While the stay was in effect, BMO applied for and was granted an Order for the appointment of a supervisory interim receiver. The Affidavit in support of this application indicated that BMO did not intend to seize cattle or take possession of any assets at this time. No appeal was taken from the Order which was rescinded 2 years later.

A Forbearance Agreement was entered into in 2012 and forbearance payments were made until the spring of 2016.

Decision: Moir, J dismissed both BMO's application to appoint an interim receiver and Linden Leas' application to declare proceedings void [at para. 40].

Moir, J dismissed BMO's application for an interlocutory receivership because he did not feel it would be just and equitable to do so in all of the circumstances, including the fact that a final application to appoint a receiver was scheduled for October 30, 2017.

With respect to Linden Leas' application to declare BMO's actions null and void for non-compliance with the requirements of the Farm Debt Mediation Act, the issue raised by Linden Leas related to whether the notice had been served a full 15 days before proceedings were commenced.

Moir, J considered the provisions of the Farm Debt Mediation Regulations regarding service, stating as follows [at para. 33 to 35]:

[33] Section 17 of the Farm Debt Mediation Regulations prescribes the manner in which the secured creditor's notice is to be given. Paragraph 17(1)(b) allows the creditor of a farming corporation to deliver the notice to an officer, to leave it with anyone at the farm's place of business, or to send it by "priority post, courier or registered mail" to the place of business. In the later case, the notice "is deemed to be given seven business days after the day on which the notice is sent": s. 17(3). Subsection 1(1) defines "business day" as "a day that is not a Saturday or a holiday". Subsection 35(1) of the federal Interpretation Act defines "holiday" to include Sundays, Good Friday, and Easter Monday.

[34] Subsection 22(1) of the Farm Debt Mediation Act provides "any act done by a creditor in contravention of section 12 or 21 is null and void". It also provides that the farmer "may seek appropriate remedies against the creditor".

[35] There is some suggestion the notice was delivered to the business office of the farm by a courier shortly after the notice was prepared.
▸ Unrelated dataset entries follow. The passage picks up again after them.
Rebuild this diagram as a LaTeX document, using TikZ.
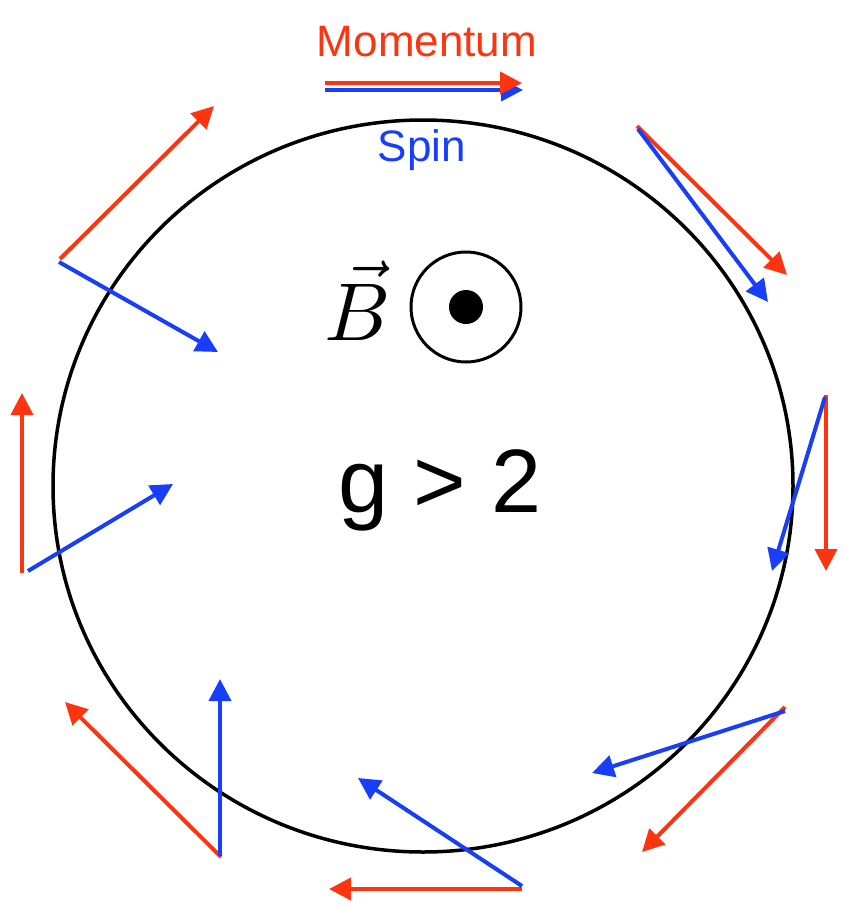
\documentclass[tikz,border=0pt]{standalone}
\usepackage{fontspec}
\newfontfamily\helv{Liberation Sans}
\usetikzlibrary{arrows.meta}
\definecolor{momred}{RGB}{252,52,16}
\definecolor{spinblue}{RGB}{24,62,250}
\tikzset{
  vecarrow/.style={line width=4pt,-{Triangle[length=22pt,width=22pt]}},
  mom/.style={vecarrow,draw=momred,fill=momred},
  spin/.style={vecarrow,draw=spinblue,fill=spinblue},
  lbl/.style={inner sep=0pt,font=\helv}
}
\begin{document}
\begin{tikzpicture}[x=1pt,y=-1pt]
\useasboundingbox (0,0) rectangle (845,908);
% orbit
\coordinate (orbitc) at (423,486);
\draw[line width=3.5pt] (orbitc) ellipse [x radius=370, y radius=366];
% labels
\node[lbl,text=momred,font=\helv\fontsize{44}{48}\selectfont] (momlbl) at (427,42) {Momentum};
\node[lbl,text=spinblue,font=\helv\fontsize{44}{48}\selectfont] (spinlbl) at (422,150) {Spin};
\node[lbl,font=\helv\fontsize{90}{96}\selectfont,anchor=base] (glbl) at (440,512) {g > 2};
\node[inner sep=0pt,anchor=base,scale=8.2] (blbl) at (358,340) {$\vec{B}$};
\node[draw=black,line width=3pt,circle,minimum size=110pt,inner sep=0pt] (bout) at (466,307) {};
\node[fill=black,circle,minimum size=34pt,inner sep=0pt] (bdot) at (466,307) {};
% arrow coordinates
\coordinate (m1a) at (325,83);  \coordinate (m1b) at (522,83);
\coordinate (s1a) at (325,90);  \coordinate (s1b) at (523,90);
\coordinate (m2a) at (637,126); \coordinate (m2b) at (787,275);
\coordinate (s2a) at (638,129); \coordinate (s2b) at (768,302);
\coordinate (m3a) at (826,395); \coordinate (m3b) at (826,571);
\coordinate (s3a) at (825,397); \coordinate (s3b) at (772,571);
\coordinate (m4a) at (785,707); \coordinate (m4b) at (642,852);
\coordinate (s4a) at (785,711); \coordinate (s4b) at (592,773);
\coordinate (m5a) at (522,889); \coordinate (m5b) at (329,889);
\coordinate (s5a) at (522,886); \coordinate (s5b) at (358,778);
\coordinate (m6a) at (221,857); \coordinate (m6b) at (65,702);
\coordinate (s6a) at (220,856); \coordinate (s6b) at (220,679);
\coordinate (m7a) at (22,573);  \coordinate (m7b) at (22,393);
\coordinate (s7a) at (28,571);  \coordinate (s7b) at (173,484);
\coordinate (m8a) at (60,259);  \coordinate (m8b) at (214,106);
\coordinate (s8a) at (59,262);  \coordinate (s8b) at (218,352);
% arrows
\draw[spin] (s1a) -- (s1b);
\draw[mom] (m1a) -- (m1b);
\draw[mom] (m2a) -- (m2b);
\draw[spin] (s2a) -- (s2b);
\draw[mom] (m3a) -- (m3b);
\draw[spin] (s3a) -- (s3b);
\draw[mom] (m4a) -- (m4b);
\draw[spin] (s4a) -- (s4b);
\draw[mom] (m5a) -- (m5b);
\draw[spin] (s5a) -- (s5b);
\draw[mom] (m6a) -- (m6b);
\draw[spin] (s6a) -- (s6b);
\draw[mom] (m7a) -- (m7b);
\draw[spin] (s7a) -- (s7b);
\draw[mom] (m8a) -- (m8b);
\draw[spin] (s8a) -- (s8b);
\end{tikzpicture}
\end{document}
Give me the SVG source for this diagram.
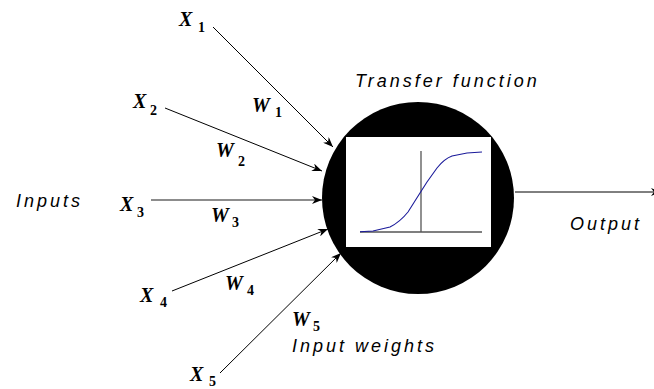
<svg xmlns="http://www.w3.org/2000/svg" width="654" height="389" viewBox="0 0 654 389">
<style>
.v{font-family:"Liberation Serif","Times New Roman",serif;font-weight:bold;font-style:italic;font-size:20px;fill:#000}
.s{font-family:"Liberation Serif","Times New Roman",serif;font-weight:bold;font-size:14px;fill:#000}
.t{font-family:"Liberation Sans",Arial,sans-serif;font-style:italic;font-size:18px;letter-spacing:3px;fill:#000}
.c{stroke:#000;stroke-width:1;fill:none}
</style>
<defs>
<marker id="ah" viewBox="0 0 10 8" refX="10" refY="4" markerWidth="10" markerHeight="8" markerUnits="userSpaceOnUse" orient="auto">
<path d="M0,0 L10,4 L0,8 L3,4 z" fill="#000"/>
</marker>
</defs>
<g id="connectors">
<line class="c" x1="213" y1="27" x2="333" y2="147" marker-end="url(#ah)"/>
<line class="c" x1="165" y1="108" x2="322" y2="171" marker-end="url(#ah)"/>
<line x1="151" y1="200" x2="322" y2="200" style="stroke:#666;stroke-width:1.5;fill:none" marker-end="url(#ah)"/>
<line class="c" x1="172" y1="291" x2="328" y2="229" marker-end="url(#ah)"/>
<line class="c" x1="220" y1="373" x2="341" y2="253" marker-end="url(#ah)"/>
<line class="c" x1="515" y1="192" x2="661" y2="192" marker-end="url(#ah)"/>
</g>
<g id="neuron">
<circle cx="418" cy="198" r="96" fill="#000"/>
<rect x="346" y="137" width="145" height="110" fill="#fff"/>
<line x1="421" y1="151" x2="421" y2="232" stroke="#555" stroke-width="1.3"/>
<line x1="360" y1="232" x2="482" y2="232" stroke="#555" stroke-width="1.3"/>
<path d="M360,231.7 L373,231 L390,227 Q400,222 408,212 L420,193 L427,182 L437,168 Q444,159 452,156 L467,153 L482,152" fill="none" stroke="#1a1a9a" stroke-width="1.1"/>
</g>
<g id="x1"><text class="v" x="179" y="26">X</text><text class="s" x="198" y="32">1</text></g>
<g id="w1"><text class="v" x="252" y="112">W</text><text class="s" x="275" y="117">1</text></g>
<g id="x2"><text class="v" x="133" y="108">X</text><text class="s" x="150" y="115">2</text></g>
<g id="w2"><text class="v" x="216" y="157">W</text><text class="s" x="238" y="166">2</text></g>
<g id="x3"><text class="v" x="120" y="211">X</text><text class="s" x="137" y="217">3</text></g>
<g id="w3"><text class="v" x="211" y="222">W</text><text class="s" x="232" y="227">3</text></g>
<g id="x4"><text class="v" x="140" y="302">X</text><text class="s" x="160" y="307">4</text></g>
<g id="w4"><text class="v" x="225" y="290">W</text><text class="s" x="247" y="295">4</text></g>
<g id="x5"><text class="v" x="190" y="381">X</text><text class="s" x="209" y="386">5</text></g>
<g id="w5"><text class="v" x="292" y="326">W</text><text class="s" x="313" y="331">5</text></g>
<g id="labels">
<text class="t" x="355" y="87">Transfer function</text>
<text class="t" x="16" y="207">Inputs</text>
<text class="t" x="570" y="230">Output</text>
<text class="t" x="292" y="352">Input weights</text>
</g>
</svg>
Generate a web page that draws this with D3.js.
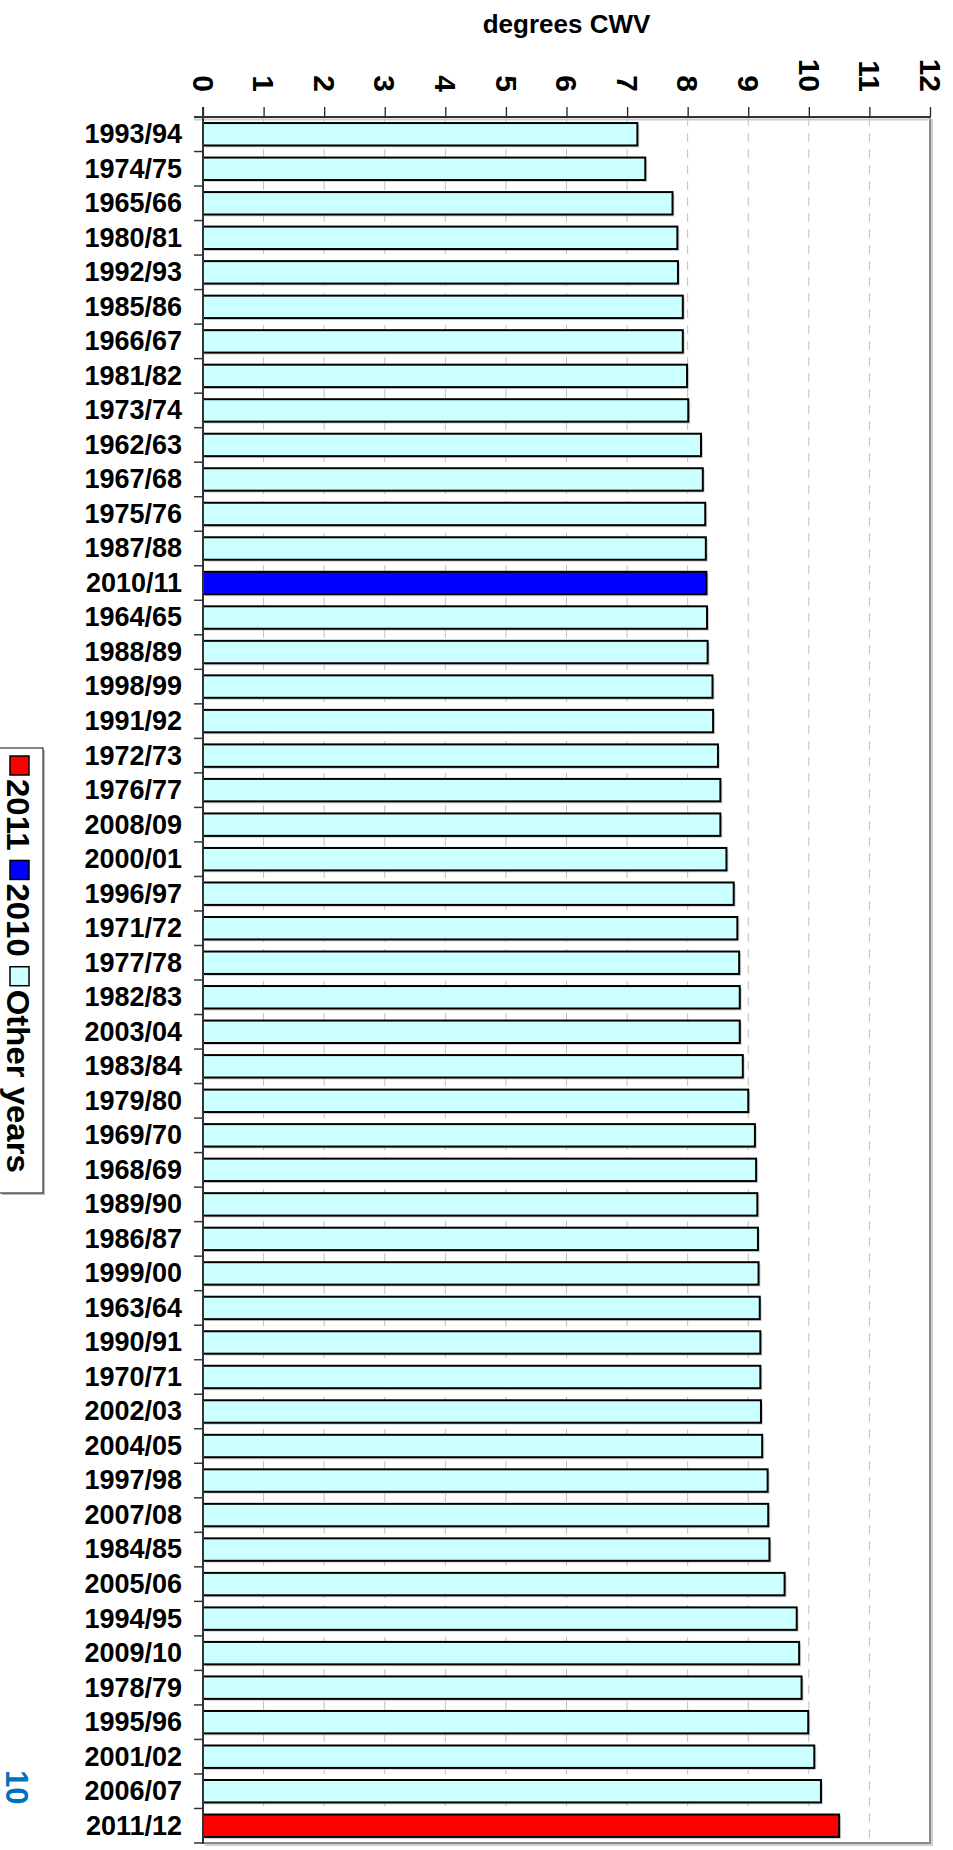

If it were so, and if a person was present to take the delivery, there was plenty of time before this proceeding was commenced. If the notice was not given to a person, there was not enough time for the seven day presumption delivery time and fifteen days following that.

Moir, J concluded, therefore, that there were facts involved in determining whether adequate notice was given and that in the circumstances he could not make a finding about when delivery was made [at para. 36].

However, Moir, J indicated that the problems with Linden Leas' application to declare proceedings null and void "extend beyond that" and that too much time may have passed for Linden Leas to now question BMO's compliance with the Farm Debt Mediation notice requirements having regard to the events which had occurred over the last 5 years stating that the effect of insufficient notice may have been waived, or Linden Leas may be estopped, stating, at para. 37 to 38:

[37] Even if the commencement of this proceeding was initially "null and void", that may not now be the case or it may be something Linden Leas Limited can no longer rely on. Conduct over the past five years, including successfully engaging in the process the secured creditor's notice was designed to protect and entering into the arrangements with their acknowledgements of the bank's position, may have overcome the effects of insufficient notice, waived those effects, or lead to estoppel.

[38] Further, the remedies sought by the respondent for insufficient notice are by no means axiomatic. A remedy that restores the farmer to the position it would have been in had sufficient notice been given would be far less drastic than what the respondent proposes.